Honeywell International (NASDAQ:HON) delivered a robust start to 2026, characterized by double-digit adjusted profit growth and significant progress in its multi-year portfolio transformation.
The Charlotte, North Carolina-based industrial conglomerate reported first-quarter sales of $9.1 billion, representing a 2% organic increase compared to the prior-year period.
On an adjusted basis, the company reported earnings per share (EPS) of $2.45, an 11% year-over-year increase that surpassed analyst expectations.
Segment profit rose 6% to $2.13 billion, driven by disciplined pricing and operational efficiencies.
However, U.S. GAAP reported EPS stood at $1.29, a figure heavily impacted by one-time charges totaling approximately $1.1 billion related to separation costs, asset impairments, and ongoing restructuring initiatives.

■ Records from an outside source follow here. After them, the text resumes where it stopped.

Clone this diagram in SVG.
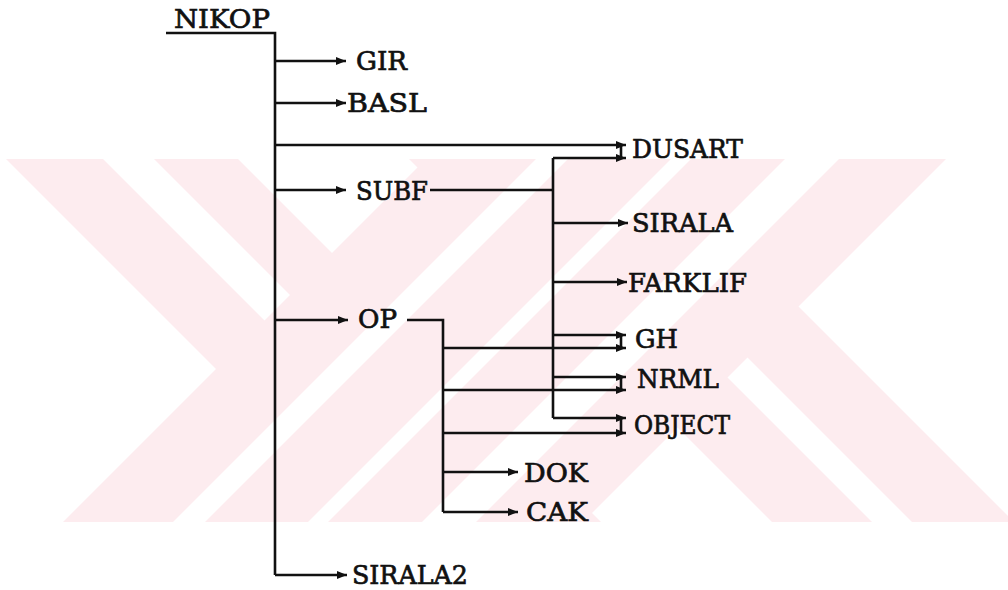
<svg xmlns="http://www.w3.org/2000/svg" width="1008" height="590" viewBox="0 0 1008 590">
  <defs>
    <clipPath id="band"><rect x="0" y="159" width="1008" height="363"/></clipPath>
    <marker id="ah" markerUnits="userSpaceOnUse" markerWidth="11" markerHeight="9" refX="10" refY="4.5" orient="auto">
      <path d="M0,0.5 L10,4.5 L0,8.5 z" fill="#111"/>
    </marker>
    <style>
      .wm { fill: #fdecef; }
      .wg { fill: #ffffff; }
      .ln { stroke: #111; stroke-width: 2.6; fill: none; }
      .ar { stroke: #111; stroke-width: 2.6; fill: none; marker-end: url(#ah); }
      .bar { stroke: #111; stroke-width: 2.6; }
      text { font-family: "DejaVu Serif", "Liberation Serif", serif; font-size: 26px; fill: #111; stroke: #111; stroke-width: 0.7px; }
    </style>
  </defs>
  <rect width="1008" height="590" fill="#fff"/>
  <g id="watermark" clip-path="url(#band)">
    <polygon class="wm" points="6,159 103,159 466,522 369,522"/>
    <polygon class="wm" points="154,159 238,159 601,522 517,522"/>
    <polygon class="wm" points="409,159 509,159 872,522 772,522"/>
    <polygon class="wm" points="549,159 651,159 1014,522 912,522"/>
    <polygon class="wm" points="426,159 946,159 583,522 63,522"/>
    <polygon class="wg" points="536,159 568,159 205,522 173,522"/>
    <polygon class="wg" points="671,159 691,159 328,522 308,522"/>
    <polygon class="wg" points="785,159 839,159 476,522 422,522"/>
  </g>
  <g id="connectors">
    <path class="ln" d="M166,33 H275 V575"/>
    <path class="ar" d="M275,61 H346"/>
    <path class="ar" d="M275,103 H346"/>
    <path class="ar" d="M275,145 H626"/>
    <path class="ar" d="M275,190 H346"/>
    <path class="ar" d="M275,320 H348"/>
    <path class="ar" d="M275,575 H347"/>
    <path class="ln" d="M430,190 H553"/>
    <path class="ln" d="M553,158 V418"/>
    <path class="ar" d="M553,158 H626"/>
    <path class="ar" d="M553,223 H628"/>
    <path class="ar" d="M553,282 H627"/>
    <path class="ar" d="M553,335 H626"/>
    <path class="ar" d="M553,377 H626"/>
    <path class="ar" d="M553,418 H626"/>
    <path class="ln" d="M407,320 H443 V512"/>
    <path class="ar" d="M443,348 H626"/>
    <path class="ar" d="M443,390 H626"/>
    <path class="ar" d="M443,433 H626"/>
    <path class="ar" d="M443,472 H518"/>
    <path class="ar" d="M443,512 H518"/>
    <line class="bar" x1="621" y1="145" x2="621" y2="158"/>
    <line class="bar" x1="621" y1="335" x2="621" y2="348"/>
    <line class="bar" x1="621" y1="377" x2="621" y2="390"/>
    <line class="bar" x1="621" y1="418" x2="621" y2="433"/>
  </g>
  <g id="NIKOP"><text x="174" y="28" textLength="96" lengthAdjust="spacingAndGlyphs">NIKOP</text></g>
  <g id="GIR"><text x="356" y="70" textLength="51" lengthAdjust="spacingAndGlyphs">GIR</text></g>
  <g id="BASL"><text x="347" y="112" textLength="80" lengthAdjust="spacingAndGlyphs">BASL</text></g>
  <g id="DUSART"><text x="632" y="158" textLength="111" lengthAdjust="spacingAndGlyphs">DUSART</text></g>
  <g id="SUBF"><text x="356" y="200" textLength="72" lengthAdjust="spacingAndGlyphs">SUBF</text></g>
  <g id="SIRALA"><text x="632" y="232" textLength="101" lengthAdjust="spacingAndGlyphs">SIRALA</text></g>
  <g id="FARKLIF"><text x="628" y="292" textLength="119" lengthAdjust="spacingAndGlyphs">FARKLIF</text></g>
  <g id="OP"><text x="358" y="328" textLength="39" lengthAdjust="spacingAndGlyphs">OP</text></g>
  <g id="GH"><text x="635" y="348" textLength="43" lengthAdjust="spacingAndGlyphs">GH</text></g>
  <g id="NRML"><text x="637" y="388" textLength="82" lengthAdjust="spacingAndGlyphs">NRML</text></g>
  <g id="OBJECT"><text x="634" y="434" textLength="96" lengthAdjust="spacingAndGlyphs">OBJECT</text></g>
  <g id="DOK"><text x="524" y="482" textLength="64" lengthAdjust="spacingAndGlyphs">DOK</text></g>
  <g id="CAK"><text x="526" y="521" textLength="62" lengthAdjust="spacingAndGlyphs">CAK</text></g>
  <g id="SIRALA2"><text x="352" y="584" textLength="116" lengthAdjust="spacingAndGlyphs">SIRALA2</text></g>
</svg>
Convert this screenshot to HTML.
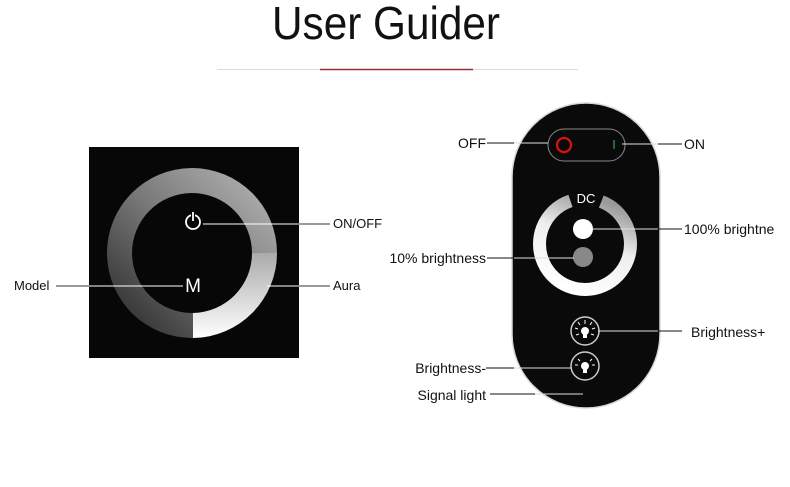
<!DOCTYPE html>
<html><head><meta charset="utf-8"><style>
html,body{margin:0;padding:0;background:#fff;}
svg{display:block;}
text{font-family:"Liberation Sans","Noto Sans CJK SC",sans-serif;}
</style></head><body>
<svg width="790" height="487" viewBox="0 0 790 487" xmlns="http://www.w3.org/2000/svg">
<defs>
<linearGradient id="vl" x1="0" y1="0" x2="0" y2="1">
<stop offset="0" stop-color="#f4d6d6"/><stop offset="0.5" stop-color="#e39a9a"/><stop offset="1" stop-color="#f4d6d6"/></linearGradient>
<linearGradient id="rg1" x1="0" y1="1" x2="1" y2="0">
<stop offset="0" stop-color="#222"/><stop offset="0.5" stop-color="#777"/><stop offset="1" stop-color="#bbb"/></linearGradient>
<linearGradient id="rg2" x1="0" y1="0" x2="0" y2="1">
<stop offset="0" stop-color="#aaa"/><stop offset="1" stop-color="#fff"/></linearGradient>
<linearGradient id="rr" gradientUnits="userSpaceOnUse" x1="538" y1="0" x2="632" y2="0">
<stop offset="0" stop-color="#fff"/><stop offset="0.55" stop-color="#eee"/><stop offset="1" stop-color="#999"/></linearGradient>
</defs>
<text x="386" y="39" font-size="46" text-anchor="middle" textLength="228" lengthAdjust="spacingAndGlyphs" fill="#111">User Guider</text>
<line x1="217" y1="69.5" x2="578" y2="69.5" stroke="#e6d6d6" stroke-width="1"/>
<line x1="320" y1="69.5" x2="473" y2="69.5" stroke="#9a2a35" stroke-width="1.5"/>
<line x1="395.5" y1="88" x2="395.5" y2="385" stroke="url(#vl)" stroke-width="1.5"/>

<!-- left panel -->
<rect x="89" y="147" width="210" height="211" fill="#070707"/>
<path d="M193 338 A85 85 0 1 1 277 253 L252 253 A60 60 0 1 0 193 313 Z" fill="url(#rg1)"/>
<path d="M193 338 A85 85 0 0 0 277 253 L252 253 A60 60 0 0 1 193 313 Z" fill="url(#rg2)"/>
<circle cx="193" cy="222" r="7" fill="none" stroke="#fff" stroke-width="1.8"/>
<rect x="191" y="210" width="4" height="12" fill="#070707"/>
<line x1="193" y1="212" x2="193" y2="221" stroke="#fff" stroke-width="1.8"/>
<text x="193" y="292" font-size="19" text-anchor="middle" fill="#fff">M</text>
<line x1="203" y1="224" x2="330" y2="224" stroke="#333" stroke-width="1"/>
<line x1="203" y1="224" x2="299" y2="224" stroke="#fff" stroke-width="1"/>
<line x1="56" y1="286" x2="183" y2="286" stroke="#333" stroke-width="1"/>
<line x1="89" y1="286" x2="183" y2="286" stroke="#fff" stroke-width="1"/>
<line x1="267" y1="286" x2="330" y2="286" stroke="#333" stroke-width="1"/>
<line x1="267" y1="286" x2="299" y2="286" stroke="#fff" stroke-width="1"/>
<text x="333" y="228" font-size="13" fill="#111">ON/OFF</text>
<text x="333" y="290" font-size="13" fill="#111">Aura</text>
<text x="14" y="290" font-size="13" fill="#111">Model</text>

<!-- remote -->
<rect x="512" y="103" width="148" height="305" rx="74" fill="#0a0a0a" stroke="#d8d8d8" stroke-width="1.5"/>
<rect x="548" y="129" width="77" height="32" rx="16" fill="none" stroke="#888" stroke-width="1"/>
<circle cx="564" cy="145" r="7" fill="none" stroke="#d11" stroke-width="2.2"/>
<line x1="614" y1="140" x2="614" y2="149" stroke="#2a8a3a" stroke-width="1.5"/>
<circle cx="585" cy="244" r="45.5" fill="none" stroke="url(#rr)" stroke-width="13" stroke-dasharray="254 32" transform="rotate(-69 585 244)"/>
<text x="586" y="203" font-size="13" text-anchor="middle" fill="#fff">DC</text>
<circle cx="583" cy="229" r="10" fill="#fff"/>
<circle cx="583" cy="257" r="10" fill="#888"/>
<g fill="#0a0a0a" stroke="#ccc" stroke-width="1.5">
<circle cx="585" cy="331" r="14"/>
<circle cx="585" cy="366" r="14"/>
</g>
<g stroke="#fff" stroke-width="1">
<line x1="585" y1="320" x2="585" y2="324"/><line x1="578" y1="322" x2="580" y2="325"/><line x1="592" y1="322" x2="590" y2="325"/>
<line x1="575" y1="328" x2="578" y2="329"/><line x1="595" y1="328" x2="592" y2="329"/>
<line x1="576" y1="335" x2="579" y2="334"/><line x1="594" y1="335" x2="591" y2="334"/>
<line x1="578" y1="359" x2="580" y2="361"/><line x1="592" y1="359" x2="590" y2="361"/>
<line x1="575" y1="365" x2="578" y2="365"/><line x1="595" y1="365" x2="592" y2="365"/>
</g>
<circle cx="585" cy="331" r="4" fill="#fff"/>
<rect x="583" y="334" width="4" height="4" fill="#fff"/>
<circle cx="585" cy="366" r="4" fill="#fff"/>
<rect x="583" y="369" width="4" height="4" fill="#fff"/>
<g stroke="#111" stroke-width="1">
<line x1="487" y1="143" x2="548" y2="143"/>
<line x1="622" y1="144" x2="682" y2="144"/>
<line x1="592" y1="229" x2="682" y2="229"/>
<line x1="487" y1="258" x2="574" y2="258"/>
<line x1="598" y1="331" x2="682" y2="331"/>
<line x1="486" y1="368" x2="572" y2="368"/>
<line x1="490" y1="394" x2="583" y2="394"/>
</g>
<g stroke="#ddd" stroke-width="1">
<line x1="514" y1="143" x2="548" y2="143"/>
<line x1="622" y1="144" x2="658" y2="144"/>
<line x1="592" y1="229" x2="658" y2="229"/>
<line x1="514" y1="258" x2="574" y2="258"/>
<line x1="598" y1="331" x2="658" y2="331"/>
<line x1="514" y1="368" x2="572" y2="368"/>
<line x1="535" y1="394" x2="583" y2="394"/>
</g>
<g font-size="14" fill="#111">
<text x="486" y="148" text-anchor="end">OFF</text>
<text x="684" y="149">ON</text>
<text x="684" y="234">100% brightne</text>
<text x="486" y="263" text-anchor="end">10% brightness</text>
<text x="691" y="337">Brightness+</text>
<text x="486" y="373" text-anchor="end">Brightness-</text>
<text x="486" y="400" text-anchor="end">Signal light</text>
</g>
</svg>
</body></html>
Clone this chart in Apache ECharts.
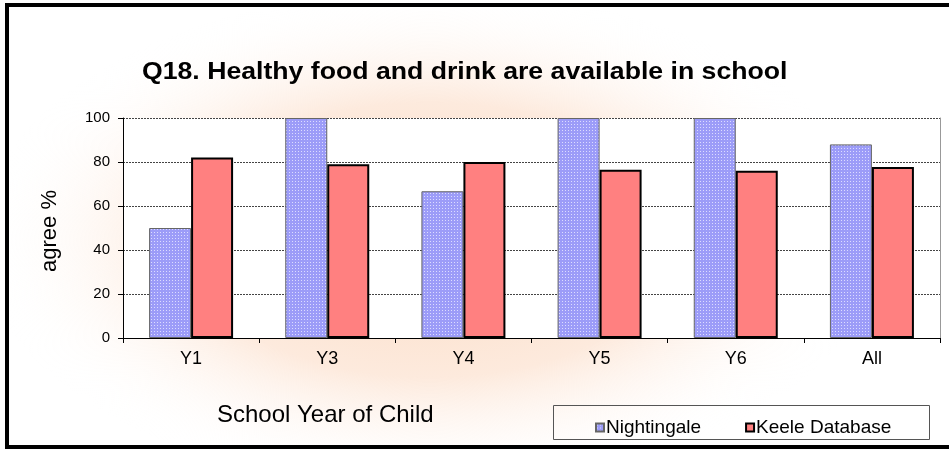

The quarter was defined by Honeywell's aggressive commitment to streamlining its operations.
Management officially set June 29, 2026, as the target date for the long-awaited spin-off of its Aerospace business, which is expected to debut as an independent, pure-play aviation technology leader.
In a further move to refine its portfolio, Honeywell announced the definitive sale of its Warehouse and Workflow Solutions unit.
These divestitures represent a critical phase in the company’s "simplification" strategy, aimed at shedding lower-margin businesses to focus on high-growth industrial software and automation.